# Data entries
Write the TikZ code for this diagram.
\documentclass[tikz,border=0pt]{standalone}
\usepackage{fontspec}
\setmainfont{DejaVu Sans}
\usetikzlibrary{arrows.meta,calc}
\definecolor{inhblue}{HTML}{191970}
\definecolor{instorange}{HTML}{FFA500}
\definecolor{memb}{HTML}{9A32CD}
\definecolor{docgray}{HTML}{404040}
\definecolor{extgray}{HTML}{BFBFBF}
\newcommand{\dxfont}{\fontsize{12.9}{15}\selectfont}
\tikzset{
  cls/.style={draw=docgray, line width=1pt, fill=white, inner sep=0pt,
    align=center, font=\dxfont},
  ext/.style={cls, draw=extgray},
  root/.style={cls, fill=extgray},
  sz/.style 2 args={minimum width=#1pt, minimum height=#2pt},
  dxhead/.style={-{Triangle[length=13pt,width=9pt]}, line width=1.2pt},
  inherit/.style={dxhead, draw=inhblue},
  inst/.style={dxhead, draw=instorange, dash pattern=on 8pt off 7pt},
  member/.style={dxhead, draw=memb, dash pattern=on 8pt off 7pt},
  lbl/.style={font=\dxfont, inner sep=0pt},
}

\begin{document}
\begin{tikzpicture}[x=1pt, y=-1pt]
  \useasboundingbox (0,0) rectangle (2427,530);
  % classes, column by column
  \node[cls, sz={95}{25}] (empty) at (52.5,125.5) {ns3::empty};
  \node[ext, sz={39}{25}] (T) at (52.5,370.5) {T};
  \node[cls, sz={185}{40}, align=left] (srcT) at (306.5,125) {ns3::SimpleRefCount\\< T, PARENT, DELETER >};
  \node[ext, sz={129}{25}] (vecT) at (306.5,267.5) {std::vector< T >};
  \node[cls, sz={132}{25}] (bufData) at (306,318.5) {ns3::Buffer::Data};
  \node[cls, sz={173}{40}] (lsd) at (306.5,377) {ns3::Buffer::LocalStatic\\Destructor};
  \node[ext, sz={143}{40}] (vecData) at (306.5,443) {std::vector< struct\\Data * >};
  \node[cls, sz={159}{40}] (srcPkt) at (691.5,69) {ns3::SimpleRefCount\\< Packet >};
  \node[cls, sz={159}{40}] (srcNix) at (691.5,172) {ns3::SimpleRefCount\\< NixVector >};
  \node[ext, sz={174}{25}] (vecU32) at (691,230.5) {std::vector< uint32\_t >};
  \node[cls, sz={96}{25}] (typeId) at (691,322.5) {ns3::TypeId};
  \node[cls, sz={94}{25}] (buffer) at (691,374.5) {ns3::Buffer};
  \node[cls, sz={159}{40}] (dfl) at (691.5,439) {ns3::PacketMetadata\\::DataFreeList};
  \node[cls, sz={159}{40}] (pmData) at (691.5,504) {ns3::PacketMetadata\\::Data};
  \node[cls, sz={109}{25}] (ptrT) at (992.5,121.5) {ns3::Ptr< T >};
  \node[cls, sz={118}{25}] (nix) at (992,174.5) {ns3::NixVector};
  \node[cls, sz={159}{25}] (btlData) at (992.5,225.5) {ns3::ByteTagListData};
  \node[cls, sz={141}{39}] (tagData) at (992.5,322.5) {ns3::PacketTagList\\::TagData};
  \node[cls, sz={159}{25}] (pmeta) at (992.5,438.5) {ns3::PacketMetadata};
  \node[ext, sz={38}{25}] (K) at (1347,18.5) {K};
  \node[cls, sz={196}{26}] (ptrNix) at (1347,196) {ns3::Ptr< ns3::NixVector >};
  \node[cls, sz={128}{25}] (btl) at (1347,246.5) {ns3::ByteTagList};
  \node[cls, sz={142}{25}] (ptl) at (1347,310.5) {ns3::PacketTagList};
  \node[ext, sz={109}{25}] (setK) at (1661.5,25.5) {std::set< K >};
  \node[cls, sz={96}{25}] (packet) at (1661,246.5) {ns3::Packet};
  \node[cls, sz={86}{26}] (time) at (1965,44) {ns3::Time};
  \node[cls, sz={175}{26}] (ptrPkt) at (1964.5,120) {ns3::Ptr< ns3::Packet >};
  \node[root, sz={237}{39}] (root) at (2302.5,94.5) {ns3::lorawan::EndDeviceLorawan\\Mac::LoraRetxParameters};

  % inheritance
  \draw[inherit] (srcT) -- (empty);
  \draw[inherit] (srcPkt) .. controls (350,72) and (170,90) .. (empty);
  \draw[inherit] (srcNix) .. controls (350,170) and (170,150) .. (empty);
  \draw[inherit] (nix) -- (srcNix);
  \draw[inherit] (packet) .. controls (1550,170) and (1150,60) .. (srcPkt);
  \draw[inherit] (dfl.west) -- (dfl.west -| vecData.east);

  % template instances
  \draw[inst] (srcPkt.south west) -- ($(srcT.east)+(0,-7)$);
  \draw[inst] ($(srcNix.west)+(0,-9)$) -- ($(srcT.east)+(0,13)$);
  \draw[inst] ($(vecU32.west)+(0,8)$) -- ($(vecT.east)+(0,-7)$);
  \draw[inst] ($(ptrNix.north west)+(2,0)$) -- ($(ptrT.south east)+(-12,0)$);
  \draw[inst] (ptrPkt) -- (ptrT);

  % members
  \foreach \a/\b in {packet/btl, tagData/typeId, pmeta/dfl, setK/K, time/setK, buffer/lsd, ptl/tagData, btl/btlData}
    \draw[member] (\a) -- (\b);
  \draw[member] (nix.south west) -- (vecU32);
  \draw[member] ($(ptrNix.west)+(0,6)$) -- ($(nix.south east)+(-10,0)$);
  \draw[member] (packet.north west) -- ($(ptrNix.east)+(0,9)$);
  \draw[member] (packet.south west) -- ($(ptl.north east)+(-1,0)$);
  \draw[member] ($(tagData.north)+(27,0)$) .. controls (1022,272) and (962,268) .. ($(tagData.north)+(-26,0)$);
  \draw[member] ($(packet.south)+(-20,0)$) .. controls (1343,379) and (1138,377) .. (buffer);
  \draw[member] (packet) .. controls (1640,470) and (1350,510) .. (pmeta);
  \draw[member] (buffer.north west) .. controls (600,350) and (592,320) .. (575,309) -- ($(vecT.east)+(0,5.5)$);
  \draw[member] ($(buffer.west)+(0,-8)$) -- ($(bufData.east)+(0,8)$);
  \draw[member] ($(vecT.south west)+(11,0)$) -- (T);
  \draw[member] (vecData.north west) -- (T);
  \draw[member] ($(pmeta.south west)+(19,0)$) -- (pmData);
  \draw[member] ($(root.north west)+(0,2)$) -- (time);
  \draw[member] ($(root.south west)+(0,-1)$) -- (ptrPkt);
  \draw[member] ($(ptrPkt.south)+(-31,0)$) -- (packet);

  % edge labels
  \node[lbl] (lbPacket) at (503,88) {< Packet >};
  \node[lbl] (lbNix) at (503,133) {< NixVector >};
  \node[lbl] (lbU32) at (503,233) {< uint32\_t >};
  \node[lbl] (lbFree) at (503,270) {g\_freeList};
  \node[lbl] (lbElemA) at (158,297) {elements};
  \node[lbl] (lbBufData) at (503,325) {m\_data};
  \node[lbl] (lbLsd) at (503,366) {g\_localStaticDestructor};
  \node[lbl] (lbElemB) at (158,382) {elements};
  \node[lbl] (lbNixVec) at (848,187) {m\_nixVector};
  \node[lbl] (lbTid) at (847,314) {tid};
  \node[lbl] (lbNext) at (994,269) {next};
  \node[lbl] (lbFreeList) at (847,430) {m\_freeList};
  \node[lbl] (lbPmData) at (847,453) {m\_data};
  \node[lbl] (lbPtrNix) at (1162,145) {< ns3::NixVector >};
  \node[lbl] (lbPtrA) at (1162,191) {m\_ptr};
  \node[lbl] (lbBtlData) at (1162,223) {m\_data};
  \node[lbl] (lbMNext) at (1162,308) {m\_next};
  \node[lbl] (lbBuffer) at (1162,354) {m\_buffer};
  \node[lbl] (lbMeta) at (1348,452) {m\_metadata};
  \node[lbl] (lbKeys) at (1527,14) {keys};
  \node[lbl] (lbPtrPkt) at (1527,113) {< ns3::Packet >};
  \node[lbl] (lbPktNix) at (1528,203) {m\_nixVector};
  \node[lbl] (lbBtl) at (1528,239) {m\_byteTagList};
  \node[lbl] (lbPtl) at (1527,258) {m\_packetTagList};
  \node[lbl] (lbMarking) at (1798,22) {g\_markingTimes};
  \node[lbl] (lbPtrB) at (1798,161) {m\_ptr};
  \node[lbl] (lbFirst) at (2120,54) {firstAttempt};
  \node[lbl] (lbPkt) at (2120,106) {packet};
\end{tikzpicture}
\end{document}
--
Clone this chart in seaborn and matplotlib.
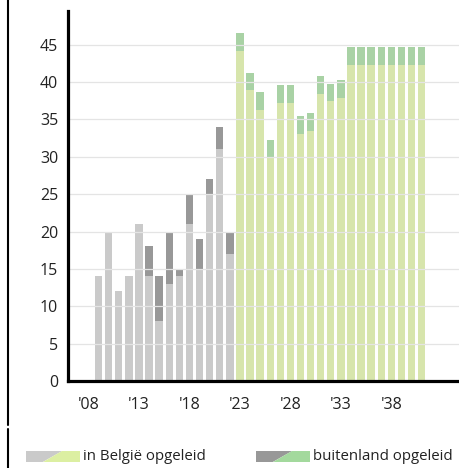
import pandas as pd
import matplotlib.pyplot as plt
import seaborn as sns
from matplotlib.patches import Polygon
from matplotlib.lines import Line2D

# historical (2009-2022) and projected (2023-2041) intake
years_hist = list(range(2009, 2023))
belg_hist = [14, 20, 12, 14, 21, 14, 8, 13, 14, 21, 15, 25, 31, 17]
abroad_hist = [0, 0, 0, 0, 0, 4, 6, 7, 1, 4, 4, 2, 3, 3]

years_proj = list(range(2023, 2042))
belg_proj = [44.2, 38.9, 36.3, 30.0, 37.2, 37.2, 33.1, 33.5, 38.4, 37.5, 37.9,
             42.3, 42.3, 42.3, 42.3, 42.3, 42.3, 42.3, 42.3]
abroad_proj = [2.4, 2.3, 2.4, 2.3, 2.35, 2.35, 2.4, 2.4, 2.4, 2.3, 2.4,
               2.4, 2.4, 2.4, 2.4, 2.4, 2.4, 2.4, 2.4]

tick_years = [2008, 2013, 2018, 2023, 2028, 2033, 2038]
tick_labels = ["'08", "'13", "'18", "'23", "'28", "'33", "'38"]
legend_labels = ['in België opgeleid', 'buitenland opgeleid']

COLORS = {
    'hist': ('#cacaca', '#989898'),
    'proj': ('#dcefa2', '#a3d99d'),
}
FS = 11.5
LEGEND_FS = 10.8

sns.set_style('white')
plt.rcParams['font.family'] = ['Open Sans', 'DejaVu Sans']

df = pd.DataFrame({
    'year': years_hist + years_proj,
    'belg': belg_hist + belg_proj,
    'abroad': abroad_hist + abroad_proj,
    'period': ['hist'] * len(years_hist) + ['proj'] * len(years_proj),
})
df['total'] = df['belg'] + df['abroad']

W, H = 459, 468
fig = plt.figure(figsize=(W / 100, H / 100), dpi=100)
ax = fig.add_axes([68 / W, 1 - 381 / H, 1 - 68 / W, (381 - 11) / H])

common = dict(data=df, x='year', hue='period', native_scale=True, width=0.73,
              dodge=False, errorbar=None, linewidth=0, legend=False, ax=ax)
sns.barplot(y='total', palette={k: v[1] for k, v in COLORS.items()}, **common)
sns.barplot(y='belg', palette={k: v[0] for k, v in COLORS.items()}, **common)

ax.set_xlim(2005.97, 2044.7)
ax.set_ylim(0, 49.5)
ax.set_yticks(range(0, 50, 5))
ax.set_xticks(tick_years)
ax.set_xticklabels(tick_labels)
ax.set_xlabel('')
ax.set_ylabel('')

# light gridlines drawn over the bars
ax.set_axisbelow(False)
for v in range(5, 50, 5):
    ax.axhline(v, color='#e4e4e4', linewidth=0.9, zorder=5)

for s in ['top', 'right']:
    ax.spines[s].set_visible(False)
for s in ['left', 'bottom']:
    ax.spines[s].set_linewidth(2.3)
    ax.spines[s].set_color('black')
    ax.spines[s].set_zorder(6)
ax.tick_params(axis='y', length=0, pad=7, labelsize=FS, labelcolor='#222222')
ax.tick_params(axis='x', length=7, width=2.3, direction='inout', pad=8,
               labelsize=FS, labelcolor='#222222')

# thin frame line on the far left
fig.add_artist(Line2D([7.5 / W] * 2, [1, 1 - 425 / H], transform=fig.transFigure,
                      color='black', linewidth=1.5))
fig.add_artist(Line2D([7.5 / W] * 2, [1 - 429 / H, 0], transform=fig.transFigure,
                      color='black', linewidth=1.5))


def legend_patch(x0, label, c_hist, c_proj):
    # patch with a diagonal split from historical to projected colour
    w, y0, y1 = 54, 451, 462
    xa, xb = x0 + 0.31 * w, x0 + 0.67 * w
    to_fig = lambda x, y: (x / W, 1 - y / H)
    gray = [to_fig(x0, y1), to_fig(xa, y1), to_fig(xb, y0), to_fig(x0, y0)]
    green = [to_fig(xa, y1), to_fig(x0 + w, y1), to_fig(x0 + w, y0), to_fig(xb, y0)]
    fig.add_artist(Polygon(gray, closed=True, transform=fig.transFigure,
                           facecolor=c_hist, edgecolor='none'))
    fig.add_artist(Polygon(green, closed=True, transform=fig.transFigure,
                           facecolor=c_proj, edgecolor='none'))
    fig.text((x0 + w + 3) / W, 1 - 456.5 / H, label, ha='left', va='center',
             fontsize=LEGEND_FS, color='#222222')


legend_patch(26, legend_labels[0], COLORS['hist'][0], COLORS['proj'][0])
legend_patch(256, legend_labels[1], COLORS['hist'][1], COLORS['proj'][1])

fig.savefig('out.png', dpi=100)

# Set task
Set down, word for word, the lines from the one holding "Clone this chart in seaborn and matplotlib." through the one holding "2.4, 2.4, 2.4, 2.4, 2.4, 2.4, 2.4, 2.4]". Skip the pictures.

# Written response
Clone this chart in seaborn and matplotlib.
import pandas as pd
import matplotlib.pyplot as plt
import seaborn as sns
from matplotlib.patches import Polygon
from matplotlib.lines import Line2D

# historical (2009-2022) and projected (2023-2041) intake
years_hist = list(range(2009, 2023))
belg_hist = [14, 20, 12, 14, 21, 14, 8, 13, 14, 21, 15, 25, 31, 17]
abroad_hist = [0, 0, 0, 0, 0, 4, 6, 7, 1, 4, 4, 2, 3, 3]

years_proj = list(range(2023, 2042))
belg_proj = [44.2, 38.9, 36.3, 30.0, 37.2, 37.2, 33.1, 33.5, 38.4, 37.5, 37.9,
             42.3, 42.3, 42.3, 42.3, 42.3, 42.3, 42.3, 42.3]
abroad_proj = [2.4, 2.3, 2.4, 2.3, 2.35, 2.35, 2.4, 2.4, 2.4, 2.3, 2.4,
               2.4, 2.4, 2.4, 2.4, 2.4, 2.4, 2.4, 2.4]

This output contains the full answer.